Na verdade, porém, não é o caso de Putin ser o principal responsável pela crise. Abelow com concisão característica ele chega ao cerne da questão:

    A causa subjacente da guerra não está em um expansionismo desenfreado de Putin, ou em delírios paranoicos de planejadores militares no Kremlin, mas em uma história de 30 anos de provocações ocidentais, dirigidas à Rússia, que começaram durante a dissolução do governo da União Soviética e continuou até o início da guerra. Essas provocações colocaram a Rússia em uma situação insustentável, para a qual a guerra parecia, para Putin e seus militares, a única solução viável. (pág. 7)

Abelow documenta sua tese ao máximo, dando grande ênfase à promessa dos Estados Unidos de se abster da expansão da OTAN para as fronteiras da Rússia. Os defensores da política atual dos Estados Unidos contra-atacaram apontando que os Estados Unidos não se comprometeram por escrito com esse efeito, mas isso é mero tecnicismo, e o peso das evidências apoia a visão russa da questão.

       Ao descrever este episódio, não estou sugerindo que as garantias ocidentais eram juridicamente vinculativas, ou que a violação dessas garantias explica plenamente a invasão da Ucrânia pela Rússia… Quero apenas observar que o Ocidente agiu de maneira calculada para enganar Moscou, e esse episódio lançou as bases para a evolução da percepção russa de que a OTAN, e os Estados Unidos em particular, não eram confiáveis. (pág. 12)

Nos anos que se seguiram a essa promessa quebrada, os EUA continuaram uma política de provocação e hostilidade.

      No final de 2013 e início de 2014, protestos contra o governo ocorreram na Praça da Independência em Kiev. Esses protestos, que foram apoiados pelos Estados Unidos, foram subvertidos por provocadores violentos. A violência culminou em um golpe no qual ultranacionalistas ucranianos armados de extrema direita tomaram os prédios do governo e forçaram o presidente pró-Rússia democraticamente eleito a fugir do país. (pág. 15)

Logo depois veio à tona que Virginia Nuland, uma belicista neoconservadora de longa data, e alguns de seus colegas participaram desses desenvolvimentos.

Como se isso não bastasse, os Estados Unidos declararam repetidas vezes a intenção de admitir a Ucrânia na OTAN, em face das repetidas declarações de Putin de que esta seria uma situação intolerável para a Rússia.

Seria um grave erro considerar Abelow indevidamente pró-Rússia e descarta-lo.
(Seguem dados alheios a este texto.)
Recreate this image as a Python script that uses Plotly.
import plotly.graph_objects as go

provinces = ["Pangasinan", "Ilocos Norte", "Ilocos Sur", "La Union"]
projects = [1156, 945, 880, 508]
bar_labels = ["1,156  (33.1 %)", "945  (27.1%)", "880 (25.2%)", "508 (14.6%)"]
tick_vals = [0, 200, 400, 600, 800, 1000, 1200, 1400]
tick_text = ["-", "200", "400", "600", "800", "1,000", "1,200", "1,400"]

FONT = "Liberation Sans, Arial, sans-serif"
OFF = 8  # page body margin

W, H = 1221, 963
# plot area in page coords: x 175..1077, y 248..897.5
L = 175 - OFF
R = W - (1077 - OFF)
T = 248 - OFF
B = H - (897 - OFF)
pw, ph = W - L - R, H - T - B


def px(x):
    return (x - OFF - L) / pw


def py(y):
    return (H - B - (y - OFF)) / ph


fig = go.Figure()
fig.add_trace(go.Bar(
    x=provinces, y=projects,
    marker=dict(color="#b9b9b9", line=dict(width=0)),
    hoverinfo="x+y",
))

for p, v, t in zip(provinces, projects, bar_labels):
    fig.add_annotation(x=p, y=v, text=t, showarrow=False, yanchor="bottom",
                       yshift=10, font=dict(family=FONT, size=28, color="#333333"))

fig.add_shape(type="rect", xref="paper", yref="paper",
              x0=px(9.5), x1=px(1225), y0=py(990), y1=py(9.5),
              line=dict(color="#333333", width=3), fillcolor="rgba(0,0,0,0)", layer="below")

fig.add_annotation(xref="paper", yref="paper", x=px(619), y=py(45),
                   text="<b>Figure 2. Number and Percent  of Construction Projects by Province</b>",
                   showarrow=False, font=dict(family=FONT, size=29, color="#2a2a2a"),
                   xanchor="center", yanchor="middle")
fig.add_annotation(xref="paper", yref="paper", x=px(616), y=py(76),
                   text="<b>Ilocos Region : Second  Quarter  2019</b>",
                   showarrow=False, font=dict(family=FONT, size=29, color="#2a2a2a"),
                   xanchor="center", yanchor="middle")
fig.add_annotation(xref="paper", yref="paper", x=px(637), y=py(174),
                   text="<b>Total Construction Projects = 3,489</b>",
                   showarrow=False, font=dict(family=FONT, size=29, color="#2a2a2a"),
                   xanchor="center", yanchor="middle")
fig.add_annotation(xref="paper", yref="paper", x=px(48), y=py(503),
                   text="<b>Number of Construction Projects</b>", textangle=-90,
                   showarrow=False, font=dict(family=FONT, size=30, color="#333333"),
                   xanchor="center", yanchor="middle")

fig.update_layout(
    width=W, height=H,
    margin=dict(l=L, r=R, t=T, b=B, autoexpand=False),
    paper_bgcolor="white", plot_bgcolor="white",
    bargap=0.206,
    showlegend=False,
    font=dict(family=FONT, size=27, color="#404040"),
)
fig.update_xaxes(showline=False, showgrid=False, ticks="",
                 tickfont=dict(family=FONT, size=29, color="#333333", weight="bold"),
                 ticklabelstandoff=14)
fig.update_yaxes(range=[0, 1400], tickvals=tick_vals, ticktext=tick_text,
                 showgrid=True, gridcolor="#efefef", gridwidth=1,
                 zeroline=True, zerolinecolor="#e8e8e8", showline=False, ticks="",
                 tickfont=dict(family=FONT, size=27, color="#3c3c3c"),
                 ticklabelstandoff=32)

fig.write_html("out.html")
As iniciativas que ele apoia para garantir um acordo pacífico fazendo concessões à Rússia são do interesse dos próprios ucranianos, mesmo daqueles hostis à Rússia. Os verdadeiros amigos da Ucrânia não devem enviar grandes quantidades de ajuda militar ao intransigente regime de Zelensky: esse é o caminho para o que Kant em outro contexto chama apropriadamente de paz do cemitério.